When the Nationals broke camp in Florida and headed north to open the season, there was no player on the roster more locked-in at the plate than Mark DeRosa. The veteran utilityman tore the cover off the ball all spring, posting a .457 batting average and stunning .587 on-base percentage.
And then the regular season began and DeRosa appeared to lose all ability to hit a baseball. He enters tonight's game against the Astros with only two hits in 22 at-bats, each of them singles, leading to a pathetic .091 slugging percentage.
"Night and day," DeRosa muttered this afternoon inside the Nationals' clubhouse, admitting he's had trouble sleeping because of it. "That's why this game is so frustrating. If I had the answer for it, I'd just keep hitting like I was in the spring and I'd be smiling every day. But that's not the way this game is."
DeRosa thinks he knows what happened: With Michael Morse on the disabled list for at least five more weeks due to a lingering lat strain, the starting left field job was suddenly there for the taking for a guy trying to establish his place with a new team.
"I think you want to prove to everybody that you're capable and that you're the player everyone expects you to be," he said. "I would have never expected to have the spring I had. Maybe I took it a little bit for granted and thought I was locked in and would just carry it into the season. And that's not the way this game goes."
Davey Johnson concurs, believing DeRosa has put too much pressure on himself to produce.

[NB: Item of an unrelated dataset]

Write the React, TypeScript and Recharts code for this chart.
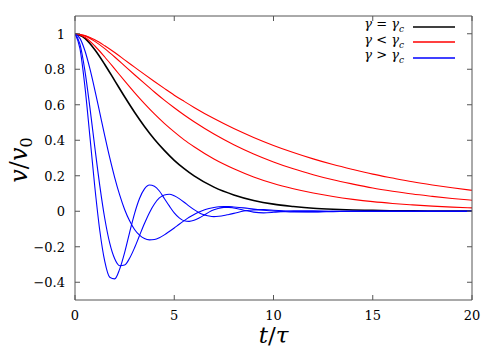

"I think he probably feels like he's letting the club down," the manager said. "He's been a great influence, and I know he's going to hit. I'm not worried about it."
Johnson can say that because of DeRosa's track record as a career .271 hitter with a strong .341 on-base percentage. DeRosa has even more reason to stay confident, because he's experienced this kind of early season slump multiple times before, especially when he's playing for a new club.
In his first 10 games with the Cubs in 2007, DeRosa hit .242 with 12 strikeouts. He wound up hitting .293 that season. Upon debuting with the Indians in 2009, he went a familiar 2-for-22. And upon getting traded to the Cardinals later that summer, he went 0-for-17. His total numbers at season's end: a .250 average, 23 homers and 78 RBI.
"I've been through this before; it just stinks," DeRosa said. "New team, you try too hard maybe when the lights shine brightest. I've got to relax a little bit. I've got a golden opportunity here that I didn't expect coming into camp. Maybe I'm putting a little too much pressure on myself. I'm a confident guy. I trust the fact that I've done it before and come out of it. I don't see any reason why I can't do the same."